We are trying to switch our compression algorithm from snappy to zstd, we are seeing about 25% more compressed bytes which is good but we are also seeing more CPU usage which is bad. We ended up adding 60% more pods to handle the same traffic load.

We are using sarama v1.14.0 and klauspost v1.71.4.

We generated a few stack traces and found about 75 go routines are stuck waiting for malloc, I haven't find a zstd go routine doing any real work except waiting for the malloc.

I think the malloc is from this line:

https://github.com/klauspost/compress/blob/v1.17.4/zstd/encoder.go#L516 // If less than 1MB, allocate a buffer up front. if len(dst) == 0 && cap(dst) == 0 && len(src) < 1<<20 && !e.o.lowMem { dst = make([]byte, 0, len(src)) }

Related issue is also fired on zstd compression library: https://github.com/klauspost/compress/issues/987

After discussion with clauspost/compress community, the recommendation is to pass a pre-allocated dst buffer instead of nil (2nd argument in the below code segment):

https://github.com/IBM/sarama/blob/main/compress.go#L190 case CompressionZSTD: return zstdCompress(ZstdEncoderParams{level}, nil, data)

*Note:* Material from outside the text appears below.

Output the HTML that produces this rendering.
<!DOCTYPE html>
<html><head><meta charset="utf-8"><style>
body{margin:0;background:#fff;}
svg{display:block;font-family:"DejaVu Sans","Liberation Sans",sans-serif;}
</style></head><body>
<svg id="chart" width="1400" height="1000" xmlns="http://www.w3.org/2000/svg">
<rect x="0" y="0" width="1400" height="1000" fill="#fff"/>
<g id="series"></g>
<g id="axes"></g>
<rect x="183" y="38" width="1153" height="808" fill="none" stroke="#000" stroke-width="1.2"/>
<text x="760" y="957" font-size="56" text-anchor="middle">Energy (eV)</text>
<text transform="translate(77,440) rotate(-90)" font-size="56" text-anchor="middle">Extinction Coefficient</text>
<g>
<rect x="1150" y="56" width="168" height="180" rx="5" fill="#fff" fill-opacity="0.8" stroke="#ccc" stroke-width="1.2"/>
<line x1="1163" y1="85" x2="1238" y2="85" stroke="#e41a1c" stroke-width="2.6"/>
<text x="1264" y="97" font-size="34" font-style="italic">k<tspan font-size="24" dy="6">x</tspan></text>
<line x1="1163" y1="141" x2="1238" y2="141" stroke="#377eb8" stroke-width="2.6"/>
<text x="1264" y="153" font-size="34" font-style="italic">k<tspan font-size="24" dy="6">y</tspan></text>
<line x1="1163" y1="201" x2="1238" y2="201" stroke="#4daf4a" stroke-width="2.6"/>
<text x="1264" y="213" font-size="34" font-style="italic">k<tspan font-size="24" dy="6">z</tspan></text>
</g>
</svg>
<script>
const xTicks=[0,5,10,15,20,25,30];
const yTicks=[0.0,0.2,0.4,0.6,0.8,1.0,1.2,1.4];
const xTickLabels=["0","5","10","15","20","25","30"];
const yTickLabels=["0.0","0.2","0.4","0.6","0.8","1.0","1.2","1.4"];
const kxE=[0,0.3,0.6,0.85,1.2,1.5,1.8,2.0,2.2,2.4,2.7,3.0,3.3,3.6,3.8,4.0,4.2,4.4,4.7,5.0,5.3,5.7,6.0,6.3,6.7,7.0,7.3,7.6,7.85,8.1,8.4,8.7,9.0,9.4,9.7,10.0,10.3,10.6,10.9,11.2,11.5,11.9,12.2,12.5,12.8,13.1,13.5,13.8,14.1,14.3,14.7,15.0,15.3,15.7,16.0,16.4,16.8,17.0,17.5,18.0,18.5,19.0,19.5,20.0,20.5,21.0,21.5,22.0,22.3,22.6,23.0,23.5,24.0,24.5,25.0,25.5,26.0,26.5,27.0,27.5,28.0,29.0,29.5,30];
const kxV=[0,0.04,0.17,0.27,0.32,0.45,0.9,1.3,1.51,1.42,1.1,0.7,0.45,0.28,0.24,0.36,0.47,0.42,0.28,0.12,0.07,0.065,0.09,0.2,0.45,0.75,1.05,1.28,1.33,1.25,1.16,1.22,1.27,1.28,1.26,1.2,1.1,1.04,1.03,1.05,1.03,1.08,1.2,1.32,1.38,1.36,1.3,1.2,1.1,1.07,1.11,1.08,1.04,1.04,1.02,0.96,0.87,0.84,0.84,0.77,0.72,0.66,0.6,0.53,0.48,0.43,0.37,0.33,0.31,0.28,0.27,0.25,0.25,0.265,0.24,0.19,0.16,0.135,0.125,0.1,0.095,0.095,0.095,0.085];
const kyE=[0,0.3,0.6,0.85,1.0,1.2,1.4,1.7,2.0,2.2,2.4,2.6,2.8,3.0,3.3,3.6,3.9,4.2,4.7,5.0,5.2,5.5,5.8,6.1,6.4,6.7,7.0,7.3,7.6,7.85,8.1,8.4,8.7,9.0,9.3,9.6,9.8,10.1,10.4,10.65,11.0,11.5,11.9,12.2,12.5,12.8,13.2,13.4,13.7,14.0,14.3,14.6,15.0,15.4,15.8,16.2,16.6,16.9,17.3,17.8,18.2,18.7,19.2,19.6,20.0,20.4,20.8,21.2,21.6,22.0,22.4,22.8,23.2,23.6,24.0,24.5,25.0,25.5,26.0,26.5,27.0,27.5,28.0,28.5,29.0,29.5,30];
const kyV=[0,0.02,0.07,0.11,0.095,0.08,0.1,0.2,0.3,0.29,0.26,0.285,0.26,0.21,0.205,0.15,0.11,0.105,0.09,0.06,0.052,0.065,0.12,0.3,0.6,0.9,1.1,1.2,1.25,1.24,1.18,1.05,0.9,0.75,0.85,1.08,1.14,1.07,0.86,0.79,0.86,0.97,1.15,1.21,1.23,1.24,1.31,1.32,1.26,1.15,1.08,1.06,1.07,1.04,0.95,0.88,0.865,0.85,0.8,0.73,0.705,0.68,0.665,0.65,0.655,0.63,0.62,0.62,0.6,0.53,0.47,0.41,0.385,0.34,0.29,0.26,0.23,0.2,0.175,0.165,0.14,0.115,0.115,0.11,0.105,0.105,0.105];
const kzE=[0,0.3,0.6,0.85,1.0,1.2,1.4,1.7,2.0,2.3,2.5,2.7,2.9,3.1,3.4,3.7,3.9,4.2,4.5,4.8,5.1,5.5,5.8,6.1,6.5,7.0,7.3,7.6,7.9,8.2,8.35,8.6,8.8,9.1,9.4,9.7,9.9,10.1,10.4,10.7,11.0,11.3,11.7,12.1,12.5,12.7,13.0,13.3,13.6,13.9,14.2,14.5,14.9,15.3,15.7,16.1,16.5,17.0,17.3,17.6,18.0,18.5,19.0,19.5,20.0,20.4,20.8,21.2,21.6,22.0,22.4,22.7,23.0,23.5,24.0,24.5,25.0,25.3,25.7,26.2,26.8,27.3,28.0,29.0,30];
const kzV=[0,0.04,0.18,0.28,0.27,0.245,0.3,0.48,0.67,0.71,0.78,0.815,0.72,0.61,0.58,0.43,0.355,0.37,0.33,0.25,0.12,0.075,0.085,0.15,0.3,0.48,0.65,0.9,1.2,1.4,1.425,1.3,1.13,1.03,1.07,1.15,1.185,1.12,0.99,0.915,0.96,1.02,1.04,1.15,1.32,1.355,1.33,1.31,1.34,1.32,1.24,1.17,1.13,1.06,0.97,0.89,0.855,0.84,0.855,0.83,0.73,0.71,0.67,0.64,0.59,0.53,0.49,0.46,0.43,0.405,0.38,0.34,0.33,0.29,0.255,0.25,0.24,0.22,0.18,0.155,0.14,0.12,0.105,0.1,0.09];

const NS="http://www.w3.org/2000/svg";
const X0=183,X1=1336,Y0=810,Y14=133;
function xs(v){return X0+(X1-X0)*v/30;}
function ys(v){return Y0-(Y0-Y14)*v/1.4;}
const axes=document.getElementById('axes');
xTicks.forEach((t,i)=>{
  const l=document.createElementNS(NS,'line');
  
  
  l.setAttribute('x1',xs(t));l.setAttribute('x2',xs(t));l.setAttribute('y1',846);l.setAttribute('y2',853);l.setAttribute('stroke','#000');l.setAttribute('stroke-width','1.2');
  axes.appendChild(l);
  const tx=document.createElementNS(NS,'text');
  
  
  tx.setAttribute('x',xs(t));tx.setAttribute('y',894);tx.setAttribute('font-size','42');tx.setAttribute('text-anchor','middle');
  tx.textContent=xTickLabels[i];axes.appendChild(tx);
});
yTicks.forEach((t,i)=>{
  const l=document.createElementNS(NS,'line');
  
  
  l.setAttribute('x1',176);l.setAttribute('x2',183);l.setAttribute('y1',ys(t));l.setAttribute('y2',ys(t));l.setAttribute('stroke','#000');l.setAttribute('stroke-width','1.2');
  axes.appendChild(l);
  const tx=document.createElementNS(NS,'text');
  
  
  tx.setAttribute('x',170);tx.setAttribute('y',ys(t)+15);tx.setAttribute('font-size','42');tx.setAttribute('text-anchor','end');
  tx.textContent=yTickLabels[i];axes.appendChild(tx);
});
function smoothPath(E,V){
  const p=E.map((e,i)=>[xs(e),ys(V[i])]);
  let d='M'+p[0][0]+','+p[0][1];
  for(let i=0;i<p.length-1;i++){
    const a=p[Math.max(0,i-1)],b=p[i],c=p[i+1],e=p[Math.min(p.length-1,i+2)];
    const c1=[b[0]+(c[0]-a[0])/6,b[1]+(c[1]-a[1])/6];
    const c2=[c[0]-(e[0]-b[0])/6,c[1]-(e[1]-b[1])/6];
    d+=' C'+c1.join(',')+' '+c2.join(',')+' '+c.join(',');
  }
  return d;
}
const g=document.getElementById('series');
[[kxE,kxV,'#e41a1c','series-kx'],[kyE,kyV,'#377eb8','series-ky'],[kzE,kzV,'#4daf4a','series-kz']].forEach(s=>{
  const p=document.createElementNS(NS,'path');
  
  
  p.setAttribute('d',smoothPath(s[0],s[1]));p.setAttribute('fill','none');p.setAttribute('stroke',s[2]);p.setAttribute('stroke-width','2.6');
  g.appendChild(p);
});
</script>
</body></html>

HenryCaiHaiying commented 1 month ago

If sarama community thinks this is the right way to fix this problem to make zstd compression performant, I can submit a PR to add the following config option for zstd compression path:

Producer.Compression.ZStandard.DestinationBufferSize = 4096

In zstd.go, each ZstdEncoder can have pre-allocated slice dstBuffer of DesintationBufferSize if this param is set. When function zstdCompress() is invoked and when dst argument is nil and len(src) is less than DestinationBufferSize, we will use this pre-allocated dstBuffer slice to call the underlying zstd library.